Мне повезло. Джон Кук, выжитый завистливым главным хирургом из военного госпиталя в Кронштадт, только начал собирать вещи. Я несколькими словами обрисовал ему ситуацию.
— Княжна при смерти, поспешите. Англичанин задумался.
— По здешним правилам в тяжёлых случаях я должен посоветоваться с кем-то из моих коллег, и только после вынесения коллегиального решения могу приступить к операции. В противном случае, если пациент, не приведи Господь, скончается, меня ждёт суровое наказание. К тому же речь идёт о невестке самого герцога Бирона. Если княжна умрёт, боюсь даже представить себе все последствия. Вы желаете, чтобы я окончил свои дни в холодной Сибири?

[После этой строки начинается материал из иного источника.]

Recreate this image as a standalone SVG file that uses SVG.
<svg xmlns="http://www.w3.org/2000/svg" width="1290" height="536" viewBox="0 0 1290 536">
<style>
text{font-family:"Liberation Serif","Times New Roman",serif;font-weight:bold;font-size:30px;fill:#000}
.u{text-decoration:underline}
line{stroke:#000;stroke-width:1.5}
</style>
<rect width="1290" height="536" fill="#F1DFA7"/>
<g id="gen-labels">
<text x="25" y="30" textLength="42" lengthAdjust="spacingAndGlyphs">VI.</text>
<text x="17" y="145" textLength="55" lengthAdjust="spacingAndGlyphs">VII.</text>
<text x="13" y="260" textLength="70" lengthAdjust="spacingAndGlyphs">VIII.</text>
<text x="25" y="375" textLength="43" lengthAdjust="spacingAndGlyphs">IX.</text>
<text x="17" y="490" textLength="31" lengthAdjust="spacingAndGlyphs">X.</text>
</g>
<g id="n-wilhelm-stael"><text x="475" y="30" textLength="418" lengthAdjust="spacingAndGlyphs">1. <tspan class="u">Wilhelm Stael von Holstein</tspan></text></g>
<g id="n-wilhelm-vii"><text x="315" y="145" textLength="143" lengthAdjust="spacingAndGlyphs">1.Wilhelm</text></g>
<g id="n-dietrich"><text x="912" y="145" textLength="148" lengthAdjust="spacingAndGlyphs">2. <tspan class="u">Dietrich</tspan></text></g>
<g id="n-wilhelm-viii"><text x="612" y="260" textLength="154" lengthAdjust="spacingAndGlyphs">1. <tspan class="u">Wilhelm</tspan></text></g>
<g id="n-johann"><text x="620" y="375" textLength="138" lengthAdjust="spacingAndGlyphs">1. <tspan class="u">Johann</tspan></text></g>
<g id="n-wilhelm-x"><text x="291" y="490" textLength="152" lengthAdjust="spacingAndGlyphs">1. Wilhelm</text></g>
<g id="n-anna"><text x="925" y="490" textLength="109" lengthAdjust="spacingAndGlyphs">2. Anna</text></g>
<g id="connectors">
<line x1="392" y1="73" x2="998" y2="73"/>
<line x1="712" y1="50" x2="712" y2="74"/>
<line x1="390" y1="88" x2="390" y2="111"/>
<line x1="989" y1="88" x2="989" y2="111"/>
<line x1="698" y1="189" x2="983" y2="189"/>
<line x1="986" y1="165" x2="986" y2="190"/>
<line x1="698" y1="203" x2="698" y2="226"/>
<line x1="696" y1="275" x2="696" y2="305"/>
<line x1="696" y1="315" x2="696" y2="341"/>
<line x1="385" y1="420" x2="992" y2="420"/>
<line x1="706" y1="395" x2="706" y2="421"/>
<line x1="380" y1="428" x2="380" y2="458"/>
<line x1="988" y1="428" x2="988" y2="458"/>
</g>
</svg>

— Я желаю, чтобы вы не упустили свой шанс, уважаемый доктор. Я верю в вас и ваши чудесные руки. В них теперь находится ваша будущая карьера в России.
— Хорошо, — решился англичанин. — Мэри, — позвал он горничную, — принесите мою сумку с инструментами. Я выезжаю вместе с господином фон Гофеном.

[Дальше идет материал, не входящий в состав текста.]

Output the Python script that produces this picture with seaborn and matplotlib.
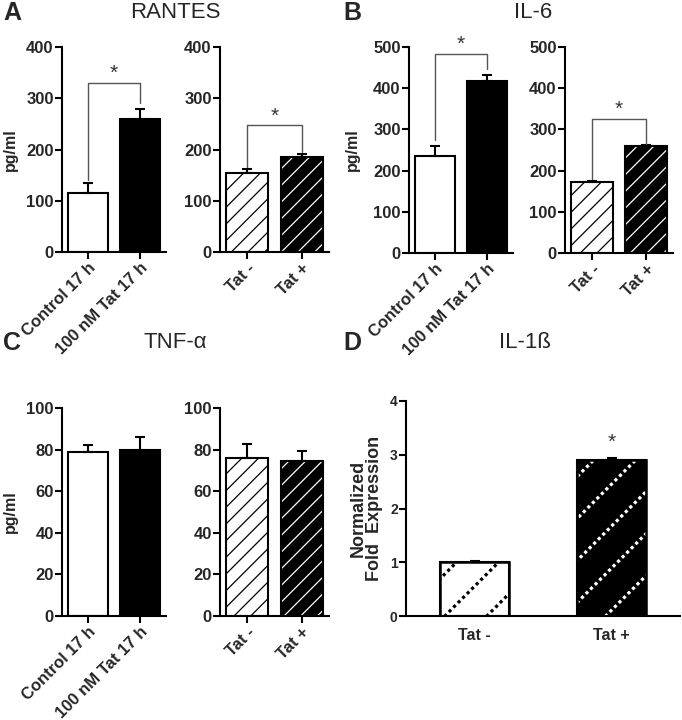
import matplotlib
matplotlib.use("Agg")
import matplotlib.pyplot as plt
import seaborn as sns
import pandas as pd
import numpy as np
from matplotlib.patches import Rectangle
from matplotlib.lines import Line2D
from matplotlib.transforms import IdentityTransform

sns.set_style("ticks")
plt.rcParams['font.family'] = ['Liberation Sans', 'DejaVu Sans']
plt.rcParams['font.weight'] = 'bold'
plt.rcParams['hatch.linewidth'] = 0.9

# ---------------- data ----------------
treat_cats = ["Control 17 h", "100 nM Tat 17 h"]
tat_cats = ["Tat -", "Tat +"]

rantes_treat = [115, 260]
rantes_treat_err = [20, 20]
rantes_tat = [155, 185]
rantes_tat_err = [6, 6]

il6_treat = [235, 417]
il6_treat_err = [25, 15]
il6_tat = [172, 260]
il6_tat_err = [2, 3]

tnf_treat = [79, 80]
tnf_treat_err = [3, 6]
tnf_tat = [76, 74.5]
tnf_tat_err = [6.5, 5]

il1b_tat = [1.0, 2.9]
il1b_tat_err = [0.02, 0.04]

# brackets: (bracket height, left drop, right drop)
rantes_treat_br = (330, 140, 290)
rantes_tat_br = (247, 165, 195)
il6_treat_br = (483, 275, 447)
il6_tat_br = (325, 180, 265)

W, H = 682, 720
fig = plt.figure(figsize=(W / 100, H / 100), dpi=100)


def axes_px(x0, x1, ytop, ybot):
    return fig.add_axes([x0 / W, 1 - ybot / H, (x1 - x0) / W, (ybot - ytop) / H])


def style_axes(ax, ymax, step, fs=12):
    ax.set_ylim(0, ymax)
    ticks = np.arange(0, ymax + step / 2, step)
    ax.set_yticks(ticks)
    ax.set_yticklabels([f"{t:g}" for t in ticks], fontweight="bold", fontsize=fs)
    for s in ["top", "right"]:
        ax.spines[s].set_visible(False)
    for s in ["left", "bottom"]:
        ax.spines[s].set_linewidth(1.5)
        ax.spines[s].set_color("black")
    ax.tick_params(axis="both", width=1.5, length=5, color="black", pad=1)
    ax.set_xlabel("")
    ax.set_ylabel("")


def draw_bars(ax, cats, vals, errs, hatched, width=0.77, hatch="//", rot=True):
    df = pd.DataFrame({"cat": cats, "val": vals})
    sns.barplot(data=df, x="cat", y="val", hue="cat", palette=["white", "black"],
                width=width, legend=False, ax=ax, edgecolor="black", linewidth=1.5,
                saturation=1)
    ax.set_xlim(-0.5, len(cats) - 0.5)
    patches = list(ax.patches)
    if hatched and hatch:
        for p, col in zip(patches, ["black", "white"]):
            p.set_hatch(hatch)
            p.set_edgecolor(col)
            p.set_linewidth(0)
            ax.add_patch(Rectangle((p.get_x(), p.get_y()), p.get_width(), p.get_height(),
                                   fill=False, edgecolor="black", linewidth=1.5,
                                   zorder=p.get_zorder() + 0.2))
    xs = [p.get_x() + p.get_width() / 2 for p in patches]
    ax.errorbar(xs, vals, yerr=[np.zeros(len(vals)), errs], fmt="none", ecolor="black",
                elinewidth=1.5, capsize=3.8, capthick=1.5, zorder=1)
    if rot:
        ax.set_xticks(range(len(cats)))
        ax.set_xticklabels(cats, rotation=45, ha="right", rotation_mode="anchor",
                           fontweight="bold", fontsize=12)
    return xs, patches


def dotted_hatch(ax, patches, colors, spacing=42, phase=0):
    """Sparse dotted diagonal hatch drawn in pixel space, clipped to each bar."""
    renderer = fig.canvas.get_renderer()
    for p, col in zip(patches, colors):
        bb = p.get_window_extent(renderer)
        x0, x1, y0, y1 = bb.x0, bb.x1, bb.y0, bb.y1
        h = y1 - y0
        starts = np.arange(x0 - h - spacing + phase, x1 + spacing, spacing)
        for s in starts:
            ln = Line2D([s, s + h + 10], [y0 - 5, y1 + 5], transform=IdentityTransform(),
                        color=col, lw=2.3, linestyle=(0, (1, 1)), dash_capstyle="butt",
                        zorder=p.get_zorder() + 0.1)
            ax.add_line(ln)
            ln.set_clip_box(None)
            ln.set_clip_path(p.get_path(), p.get_transform())
        ax.add_patch(Rectangle((p.get_x(), p.get_y()), p.get_width(), p.get_height(),
                               fill=False, edgecolor="black", linewidth=1.8,
                               zorder=p.get_zorder() + 0.2))


def bracket(ax, xs, br, fs=15):
    top, l, r = br
    ax.plot([xs[0], xs[0], xs[1], xs[1]], [l, top, top, r], color="#555555", lw=1.0,
            clip_on=False, zorder=3)
    ax.text((xs[0] + xs[1]) / 2, top, "*", ha="center", va="bottom", fontsize=fs,
            color="#333333", fontweight="normal")


def ylab(ax, x):
    ax.set_ylabel("pg/ml", fontweight="bold", fontsize=11.5)
    ax.yaxis.set_label_coords(x, 0.5)


# ---- Panel A ----
ax = axes_px(62, 166, 47, 252)
xs, _ = draw_bars(ax, treat_cats, rantes_treat, rantes_treat_err, False)
style_axes(ax, 400, 100)
ylab(ax, -0.42)
bracket(ax, xs, rantes_treat_br)

ax = axes_px(220, 329, 47, 252)
xs, _ = draw_bars(ax, tat_cats, rantes_tat, rantes_tat_err, True)
style_axes(ax, 400, 100)
bracket(ax, xs, rantes_tat_br)

# ---- Panel B ----
ax = axes_px(409, 513, 47, 253)
xs, _ = draw_bars(ax, treat_cats, il6_treat, il6_treat_err, False)
style_axes(ax, 500, 100)
ylab(ax, -0.47)
bracket(ax, xs, il6_treat_br)

ax = axes_px(565, 673, 47, 253)
xs, _ = draw_bars(ax, tat_cats, il6_tat, il6_tat_err, True)
style_axes(ax, 500, 100)
bracket(ax, xs, il6_tat_br)

# ---- Panel C ----
ax = axes_px(62, 166, 408, 616)
draw_bars(ax, treat_cats, tnf_treat, tnf_treat_err, False)
style_axes(ax, 100, 20)
ylab(ax, -0.42)

ax = axes_px(220, 329, 408, 616)
draw_bars(ax, tat_cats, tnf_tat, tnf_tat_err, True)
style_axes(ax, 100, 20)

# ---- Panel D ----
ax = axes_px(406, 680, 401, 616)
xs, pats = draw_bars(ax, tat_cats, il1b_tat, il1b_tat_err, True, width=0.51, hatch=None, rot=False)
style_axes(ax, 4, 1, fs=10)
ax.tick_params(axis="x", length=0, pad=9)
ax.set_xticks(range(2))
ax.set_xticklabels(tat_cats, fontweight="bold", fontsize=11.5)
ax.set_ylabel("Normalized\nFold  Expression", fontweight="bold", fontsize=13, linespacing=0.95)
ax.yaxis.set_label_coords(-0.084, 0.5)
dotted_hatch(ax, pats, ["black", "white"], spacing=42, phase=12)
for x, v, e in zip(xs[1:], il1b_tat[1:], il1b_tat_err[1:]):
    ax.text(x, v + e + 0.12, "*", ha="center", va="bottom", fontsize=15, color="#333333",
            fontweight="normal")

# ---- titles and letters ----
for tx, ty, t in [(175, 13, "RANTES"), (533, 13, "IL-6"), (175, 343, "TNF-α"), (525, 343, "IL-1ß")]:
    fig.text(tx / W, 1 - ty / H, t, ha="center", va="center", fontsize=16, fontweight="normal")
for lx, ly, letter in [(3, 13, "A"), (343, 13, "B"), (3, 343, "C"), (343, 343, "D")]:
    fig.text(lx / W, 1 - ly / H, letter, ha="left", va="center", fontsize=18, fontweight="bold")

fig.savefig("out.png", dpi=100)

Я не врач, познания в медицине у меня самые посредственные, но даже мне хорошо известно, что операция, прозванная кесаревым сечением, делалась ещё в древние века. По легенде таким способом появился на свет будущий римский император Гай Юлий Цезарь (Кесарь), в честь него это хирургическое вмешательство в процесс родов и получило своё название. По идее и в России, где медицина пусть и не находилась на передовых позициях, кесарево сечение делалось тоже. И хотя Густав Бирон был далеко не последним человеком в империи и мог позволить себе пригласить к жене лучших специалистов, акушер, наблюдавший за Александрой Александровной, то ли не обладал достаточной квалификацией, то ли оказался полным фаталистом и не стал ничего предпринимать, положившись на естественный ход вещей. В итоге княжна умирала, и, сдаётся, что в привычной для меня истории, она, скорее всего не перенесла родов и скончалась. Но тут вмешался его величество случай. Густав Бирон встретился со мной, а я привёз к постели роженицы Джона Кука, талантливого хирурга, способного пойти на риск ради спасения чужой жизни.

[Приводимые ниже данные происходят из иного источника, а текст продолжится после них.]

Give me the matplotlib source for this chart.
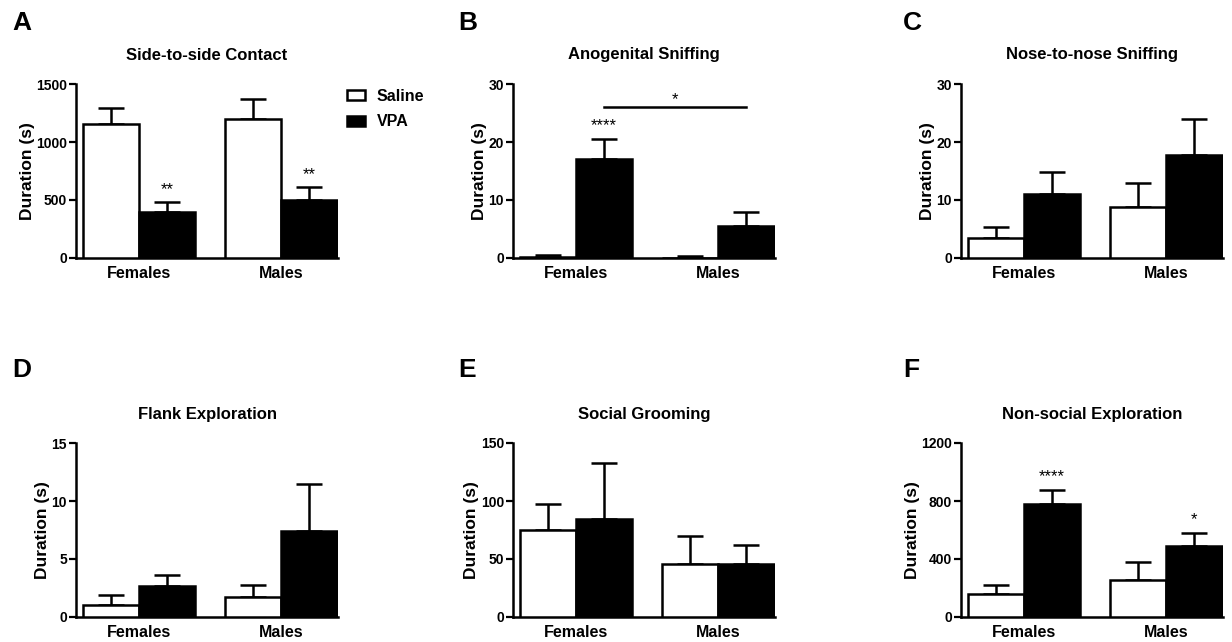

Небеса благоволили к молодой женщине. Она счастливо разрешилась прекрасным как ангел младенцем. Доктор, отважно сражавшийся за её жизнь, сам смертельно устал и выглядел словно привидение. Бирон щедро наградил его деньгами и драгоценностями, пообещал лично принять участие в дальнейшей карьере и доставил домой в своей карете с четвёркой лошадей, запряжённых цугом.